**THE PROBLEM**
Return only the lines from the top of the data down to the one that holds "from matplotlib.ticker import", both included, without any pictures.

**INFORMATION SUPPLIED**
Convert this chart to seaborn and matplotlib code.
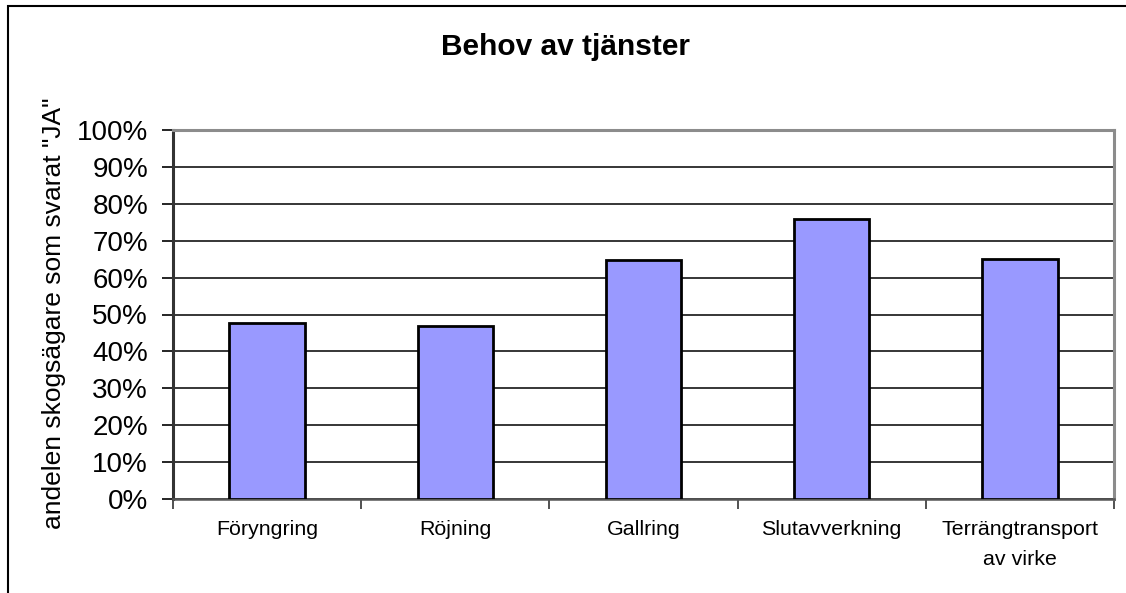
import numpy as np
import pandas as pd
import matplotlib
matplotlib.use('Agg')
import matplotlib.pyplot as plt
import seaborn as sns
from matplotlib.patches import Rectangle
from matplotlib.ticker import FixedLocator, PercentFormatter

# Data
categories = ['Föryngring', 'Röjning', 'Gallring', 'Slutavverkning', 'Terrängtransport\nav virke']
andel_ja = [47.6, 47.0, 64.7, 75.8, 65.0]

df = pd.DataFrame({'tjanst': categories, 'andel': andel_ja})

sns.set_theme(style='white')
plt.rcParams['font.family'] = ['Liberation Sans', 'DejaVu Sans']
plt.rcParams['text.color'] = 'black'
plt.rcParams['xtick.labelcolor'] = 'black'
plt.rcParams['ytick.labelcolor'] = 'black'

fig = plt.figure(figsize=(11.26, 5.93), dpi=100)
ax = fig.add_axes([173 / 1126, 1 - 499 / 593, (1114 - 173) / 1126, (499 - 130) / 593])

sns.barplot(data=df, x='tjanst', y='andel', color='#9999FF', saturation=1,
            width=0.4, edgecolor='black', linewidth=2, ax=ax, zorder=3)

# y axis: 0-100% with gridlines every 10
ax.set_ylim(0, 100)
ax.set_yticks(np.arange(0, 101, 10))
ax.yaxis.set_major_formatter(PercentFormatter(decimals=0))
ax.grid(axis='y', color='black', linewidth=1.1, zorder=0)
ax.tick_params(axis='y', direction='out', length=8, width=1.2, color='black',
               labelsize=20, pad=10, left=True)

# x axis: ticks between categories, labels centred on bars
ax.set_xlim(-0.5, 4.5)
ax.xaxis.set_major_locator(FixedLocator(np.arange(-0.5, 5, 1)))
ax.xaxis.set_minor_locator(FixedLocator(np.arange(0, 5)))
ax.set_xticklabels([''] * 6)
ax.set_xticklabels(categories, minor=True)
ax.tick_params(axis='x', which='major', direction='out', length=7, width=1.2, color='#333333', bottom=True)
ax.tick_params(axis='x', which='minor', length=0, labelsize=15.4, pad=15)
for lbl in ax.get_xticklabels(minor=True):
    lbl.set_linespacing(1.75)
    lbl.set_verticalalignment('top')

ax.set_xlabel('')
ax.set_ylabel('')

for side in ['top', 'right']:
    ax.spines[side].set_color('#8c8c8c')
    ax.spines[side].set_linewidth(2.2)
ax.spines['left'].set_color('#333333')
ax.spines['left'].set_linewidth(2.2)
ax.spines['bottom'].set_color('#555555')
ax.spines['bottom'].set_linewidth(1.8)

fig.text(566 / 1126, 1 - 47 / 593, 'Behov av tjänster', ha='center', va='center',
         fontsize=21.5, fontweight='bold')
fig.text(54 / 1126, 1 - 313 / 593, 'andelen skogsägare som svarat "JA"', ha='center', va='center',
         rotation=90, fontsize=19)

# outer chart border (cut off at right and bottom like the original)
fig.patches.append(Rectangle((8 / 1126, -0.2), 1.2, 1.2 - 6 / 593, transform=fig.transFigure,
                             fill=False, edgecolor='black', linewidth=1.5))

fig.savefig('out.png', dpi=100)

**RESULT OF THE EXERCISE**
Convert this chart to seaborn and matplotlib code.
import numpy as np
import pandas as pd
import matplotlib
matplotlib.use('Agg')
import matplotlib.pyplot as plt
import seaborn as sns
from matplotlib.patches import Rectangle
from matplotlib.ticker import FixedLocator, PercentFormatter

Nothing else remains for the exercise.